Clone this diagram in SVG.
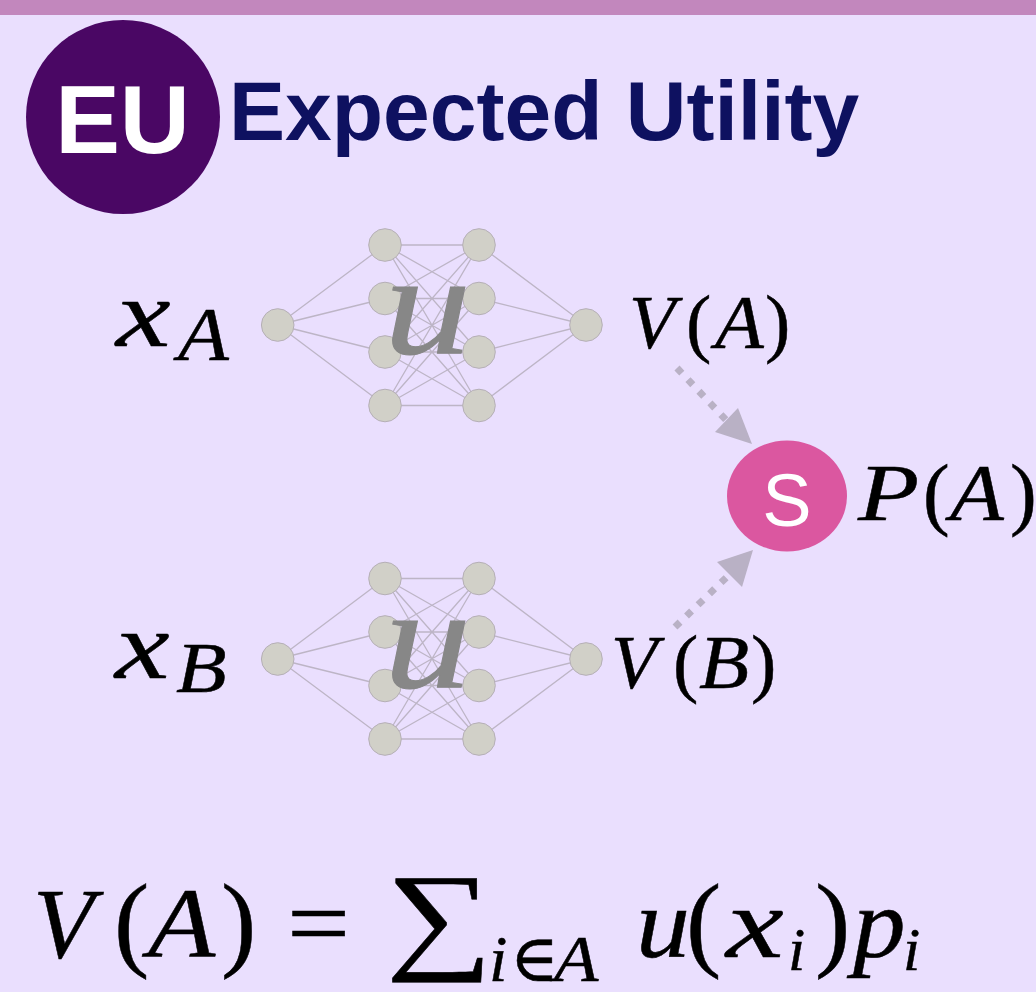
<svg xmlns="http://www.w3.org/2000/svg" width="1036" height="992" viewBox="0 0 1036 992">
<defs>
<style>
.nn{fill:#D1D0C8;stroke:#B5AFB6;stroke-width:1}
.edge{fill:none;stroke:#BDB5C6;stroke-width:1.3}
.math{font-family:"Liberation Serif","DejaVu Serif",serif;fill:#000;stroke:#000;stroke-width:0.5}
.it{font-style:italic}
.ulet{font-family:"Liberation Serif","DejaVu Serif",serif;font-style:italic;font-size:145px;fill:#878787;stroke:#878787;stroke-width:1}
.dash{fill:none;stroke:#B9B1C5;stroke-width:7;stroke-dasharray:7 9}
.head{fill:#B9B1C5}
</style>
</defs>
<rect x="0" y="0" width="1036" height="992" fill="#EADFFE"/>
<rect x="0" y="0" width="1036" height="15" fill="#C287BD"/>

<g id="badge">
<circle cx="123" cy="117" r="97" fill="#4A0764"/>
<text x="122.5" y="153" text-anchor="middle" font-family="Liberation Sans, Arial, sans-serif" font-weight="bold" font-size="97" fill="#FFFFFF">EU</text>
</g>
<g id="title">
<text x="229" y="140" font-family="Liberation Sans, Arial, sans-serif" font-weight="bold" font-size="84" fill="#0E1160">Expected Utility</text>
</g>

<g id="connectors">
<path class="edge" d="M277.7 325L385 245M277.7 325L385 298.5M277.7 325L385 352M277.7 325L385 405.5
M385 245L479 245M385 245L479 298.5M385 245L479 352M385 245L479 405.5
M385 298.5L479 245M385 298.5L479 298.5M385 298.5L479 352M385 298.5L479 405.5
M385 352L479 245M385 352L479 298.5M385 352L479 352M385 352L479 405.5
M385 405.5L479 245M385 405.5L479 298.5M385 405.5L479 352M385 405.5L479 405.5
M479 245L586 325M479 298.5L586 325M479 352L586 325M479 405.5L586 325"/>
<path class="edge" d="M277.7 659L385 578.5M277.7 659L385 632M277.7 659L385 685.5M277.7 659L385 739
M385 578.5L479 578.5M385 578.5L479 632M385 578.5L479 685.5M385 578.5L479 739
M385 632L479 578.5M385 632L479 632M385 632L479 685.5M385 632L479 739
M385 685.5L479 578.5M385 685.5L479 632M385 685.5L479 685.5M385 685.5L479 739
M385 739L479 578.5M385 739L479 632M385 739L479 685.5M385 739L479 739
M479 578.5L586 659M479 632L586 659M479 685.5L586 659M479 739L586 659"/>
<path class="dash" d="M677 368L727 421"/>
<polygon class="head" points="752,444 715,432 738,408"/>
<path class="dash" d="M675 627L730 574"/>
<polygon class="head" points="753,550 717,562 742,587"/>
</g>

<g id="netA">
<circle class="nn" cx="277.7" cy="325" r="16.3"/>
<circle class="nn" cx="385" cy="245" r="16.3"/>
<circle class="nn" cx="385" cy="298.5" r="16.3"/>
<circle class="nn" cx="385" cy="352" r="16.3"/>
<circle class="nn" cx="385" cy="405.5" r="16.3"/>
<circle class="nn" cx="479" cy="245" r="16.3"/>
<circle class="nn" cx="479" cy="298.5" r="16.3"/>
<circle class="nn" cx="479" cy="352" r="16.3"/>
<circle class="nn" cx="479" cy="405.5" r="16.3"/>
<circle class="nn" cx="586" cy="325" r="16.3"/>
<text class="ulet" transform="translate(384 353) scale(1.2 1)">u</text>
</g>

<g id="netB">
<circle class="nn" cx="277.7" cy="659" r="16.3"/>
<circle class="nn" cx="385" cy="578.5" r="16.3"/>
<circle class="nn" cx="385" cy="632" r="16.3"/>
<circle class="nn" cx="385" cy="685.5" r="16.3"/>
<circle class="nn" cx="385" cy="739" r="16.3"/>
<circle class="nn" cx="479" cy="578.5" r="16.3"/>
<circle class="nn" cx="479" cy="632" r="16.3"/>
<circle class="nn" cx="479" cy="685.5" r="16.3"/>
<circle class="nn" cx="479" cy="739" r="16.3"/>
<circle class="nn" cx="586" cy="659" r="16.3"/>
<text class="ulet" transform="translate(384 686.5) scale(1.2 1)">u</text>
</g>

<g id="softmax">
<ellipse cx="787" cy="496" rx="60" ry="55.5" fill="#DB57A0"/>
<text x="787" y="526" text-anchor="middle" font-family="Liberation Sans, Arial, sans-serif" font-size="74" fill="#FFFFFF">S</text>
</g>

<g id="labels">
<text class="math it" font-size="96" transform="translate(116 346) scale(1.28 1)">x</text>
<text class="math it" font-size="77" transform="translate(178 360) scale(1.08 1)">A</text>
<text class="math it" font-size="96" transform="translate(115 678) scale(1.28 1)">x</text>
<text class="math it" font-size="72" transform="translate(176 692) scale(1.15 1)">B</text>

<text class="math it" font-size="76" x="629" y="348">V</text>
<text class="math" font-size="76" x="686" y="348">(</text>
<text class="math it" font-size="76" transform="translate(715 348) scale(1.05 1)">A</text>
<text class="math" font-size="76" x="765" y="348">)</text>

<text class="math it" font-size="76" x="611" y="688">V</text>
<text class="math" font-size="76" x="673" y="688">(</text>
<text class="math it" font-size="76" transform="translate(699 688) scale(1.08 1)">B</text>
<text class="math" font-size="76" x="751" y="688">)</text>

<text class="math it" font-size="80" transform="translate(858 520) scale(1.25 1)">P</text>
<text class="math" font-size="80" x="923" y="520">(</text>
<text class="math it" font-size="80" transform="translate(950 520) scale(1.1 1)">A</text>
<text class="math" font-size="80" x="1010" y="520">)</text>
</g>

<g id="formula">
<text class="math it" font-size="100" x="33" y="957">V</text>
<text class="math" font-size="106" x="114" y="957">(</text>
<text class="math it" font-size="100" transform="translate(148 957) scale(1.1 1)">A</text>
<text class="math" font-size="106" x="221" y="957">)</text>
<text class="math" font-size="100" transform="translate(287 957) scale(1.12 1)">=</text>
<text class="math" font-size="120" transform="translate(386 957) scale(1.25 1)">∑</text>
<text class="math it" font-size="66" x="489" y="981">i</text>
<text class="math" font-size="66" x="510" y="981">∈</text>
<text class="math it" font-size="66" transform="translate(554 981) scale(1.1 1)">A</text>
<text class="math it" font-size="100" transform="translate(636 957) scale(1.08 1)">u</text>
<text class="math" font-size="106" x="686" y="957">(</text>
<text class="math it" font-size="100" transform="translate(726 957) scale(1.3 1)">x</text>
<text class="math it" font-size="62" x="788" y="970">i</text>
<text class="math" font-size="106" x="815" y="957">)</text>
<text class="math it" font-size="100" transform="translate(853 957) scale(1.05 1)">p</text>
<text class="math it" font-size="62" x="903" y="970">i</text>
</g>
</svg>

# JOB:
Reproduce every line precisely as given, omitting all pictures.

# SOLUTION TO THIS EXERCISE:
Clone this diagram in SVG.
<svg xmlns="http://www.w3.org/2000/svg" width="1036" height="992" viewBox="0 0 1036 992">
<defs>
<style>
.nn{fill:#D1D0C8;stroke:#B5AFB6;stroke-width:1}
.edge{fill:none;stroke:#BDB5C6;stroke-width:1.3}
.math{font-family:"Liberation Serif","DejaVu Serif",serif;fill:#000;stroke:#000;stroke-width:0.5}
.it{font-style:italic}
.ulet{font-family:"Liberation Serif","DejaVu Serif",serif;font-style:italic;font-size:145px;fill:#878787;stroke:#878787;stroke-width:1}
.dash{fill:none;stroke:#B9B1C5;stroke-width:7;stroke-dasharray:7 9}
.head{fill:#B9B1C5}
</style>
</defs>
<rect x="0" y="0" width="1036" height="992" fill="#EADFFE"/>
<rect x="0" y="0" width="1036" height="15" fill="#C287BD"/>

<g id="badge">
<circle cx="123" cy="117" r="97" fill="#4A0764"/>
<text x="122.5" y="153" text-anchor="middle" font-family="Liberation Sans, Arial, sans-serif" font-weight="bold" font-size="97" fill="#FFFFFF">EU</text>
</g>
<g id="title">
<text x="229" y="140" font-family="Liberation Sans, Arial, sans-serif" font-weight="bold" font-size="84" fill="#0E1160">Expected Utility</text>
</g>

<g id="connectors">
<path class="edge" d="M277.7 325L385 245M277.7 325L385 298.5M277.7 325L385 352M277.7 325L385 405.5
M385 245L479 245M385 245L479 298.5M385 245L479 352M385 245L479 405.5
M385 298.5L479 245M385 298.5L479 298.5M385 298.5L479 352M385 298.5L479 405.5
M385 352L479 245M385 352L479 298.5M385 352L479 352M385 352L479 405.5
M385 405.5L479 245M385 405.5L479 298.5M385 405.5L479 352M385 405.5L479 405.5
M479 245L586 325M479 298.5L586 325M479 352L586 325M479 405.5L586 325"/>
<path class="edge" d="M277.7 659L385 578.5M277.7 659L385 632M277.7 659L385 685.5M277.7 659L385 739
M385 578.5L479 578.5M385 578.5L479 632M385 578.5L479 685.5M385 578.5L479 739
M385 632L479 578.5M385 632L479 632M385 632L479 685.5M385 632L479 739
M385 685.5L479 578.5M385 685.5L479 632M385 685.5L479 685.5M385 685.5L479 739
M385 739L479 578.5M385 739L479 632M385 739L479 685.5M385 739L479 739
M479 578.5L586 659M479 632L586 659M479 685.5L586 659M479 739L586 659"/>
<path class="dash" d="M677 368L727 421"/>
<polygon class="head" points="752,444 715,432 738,408"/>
<path class="dash" d="M675 627L730 574"/>
<polygon class="head" points="753,550 717,562 742,587"/>
</g>

<g id="netA">
<circle class="nn" cx="277.7" cy="325" r="16.3"/>
<circle class="nn" cx="385" cy="245" r="16.3"/>
<circle class="nn" cx="385" cy="298.5" r="16.3"/>
<circle class="nn" cx="385" cy="352" r="16.3"/>
<circle class="nn" cx="385" cy="405.5" r="16.3"/>
<circle class="nn" cx="479" cy="245" r="16.3"/>
<circle class="nn" cx="479" cy="298.5" r="16.3"/>
<circle class="nn" cx="479" cy="352" r="16.3"/>
<circle class="nn" cx="479" cy="405.5" r="16.3"/>
<circle class="nn" cx="586" cy="325" r="16.3"/>
<text class="ulet" transform="translate(384 353) scale(1.2 1)">u</text>
</g>

<g id="netB">
<circle class="nn" cx="277.7" cy="659" r="16.3"/>
<circle class="nn" cx="385" cy="578.5" r="16.3"/>
<circle class="nn" cx="385" cy="632" r="16.3"/>
<circle class="nn" cx="385" cy="685.5" r="16.3"/>
<circle class="nn" cx="385" cy="739" r="16.3"/>
<circle class="nn" cx="479" cy="578.5" r="16.3"/>
<circle class="nn" cx="479" cy="632" r="16.3"/>
<circle class="nn" cx="479" cy="685.5" r="16.3"/>
<circle class="nn" cx="479" cy="739" r="16.3"/>
<circle class="nn" cx="586" cy="659" r="16.3"/>
<text class="ulet" transform="translate(384 686.5) scale(1.2 1)">u</text>
</g>

<g id="softmax">
<ellipse cx="787" cy="496" rx="60" ry="55.5" fill="#DB57A0"/>
<text x="787" y="526" text-anchor="middle" font-family="Liberation Sans, Arial, sans-serif" font-size="74" fill="#FFFFFF">S</text>
</g>

<g id="labels">
<text class="math it" font-size="96" transform="translate(116 346) scale(1.28 1)">x</text>
<text class="math it" font-size="77" transform="translate(178 360) scale(1.08 1)">A</text>
<text class="math it" font-size="96" transform="translate(115 678) scale(1.28 1)">x</text>
<text class="math it" font-size="72" transform="translate(176 692) scale(1.15 1)">B</text>

<text class="math it" font-size="76" x="629" y="348">V</text>
<text class="math" font-size="76" x="686" y="348">(</text>
<text class="math it" font-size="76" transform="translate(715 348) scale(1.05 1)">A</text>
<text class="math" font-size="76" x="765" y="348">)</text>

<text class="math it" font-size="76" x="611" y="688">V</text>
<text class="math" font-size="76" x="673" y="688">(</text>
<text class="math it" font-size="76" transform="translate(699 688) scale(1.08 1)">B</text>
<text class="math" font-size="76" x="751" y="688">)</text>

<text class="math it" font-size="80" transform="translate(858 520) scale(1.25 1)">P</text>
<text class="math" font-size="80" x="923" y="520">(</text>
<text class="math it" font-size="80" transform="translate(950 520) scale(1.1 1)">A</text>
<text class="math" font-size="80" x="1010" y="520">)</text>
</g>

<g id="formula">
<text class="math it" font-size="100" x="33" y="957">V</text>
<text class="math" font-size="106" x="114" y="957">(</text>
<text class="math it" font-size="100" transform="translate(148 957) scale(1.1 1)">A</text>
<text class="math" font-size="106" x="221" y="957">)</text>
<text class="math" font-size="100" transform="translate(287 957) scale(1.12 1)">=</text>
<text class="math" font-size="120" transform="translate(386 957) scale(1.25 1)">∑</text>
<text class="math it" font-size="66" x="489" y="981">i</text>
<text class="math" font-size="66" x="510" y="981">∈</text>
<text class="math it" font-size="66" transform="translate(554 981) scale(1.1 1)">A</text>
<text class="math it" font-size="100" transform="translate(636 957) scale(1.08 1)">u</text>
<text class="math" font-size="106" x="686" y="957">(</text>
<text class="math it" font-size="100" transform="translate(726 957) scale(1.3 1)">x</text>
<text class="math it" font-size="62" x="788" y="970">i</text>
<text class="math" font-size="106" x="815" y="957">)</text>
<text class="math it" font-size="100" transform="translate(853 957) scale(1.05 1)">p</text>
<text class="math it" font-size="62" x="903" y="970">i</text>
</g>
</svg>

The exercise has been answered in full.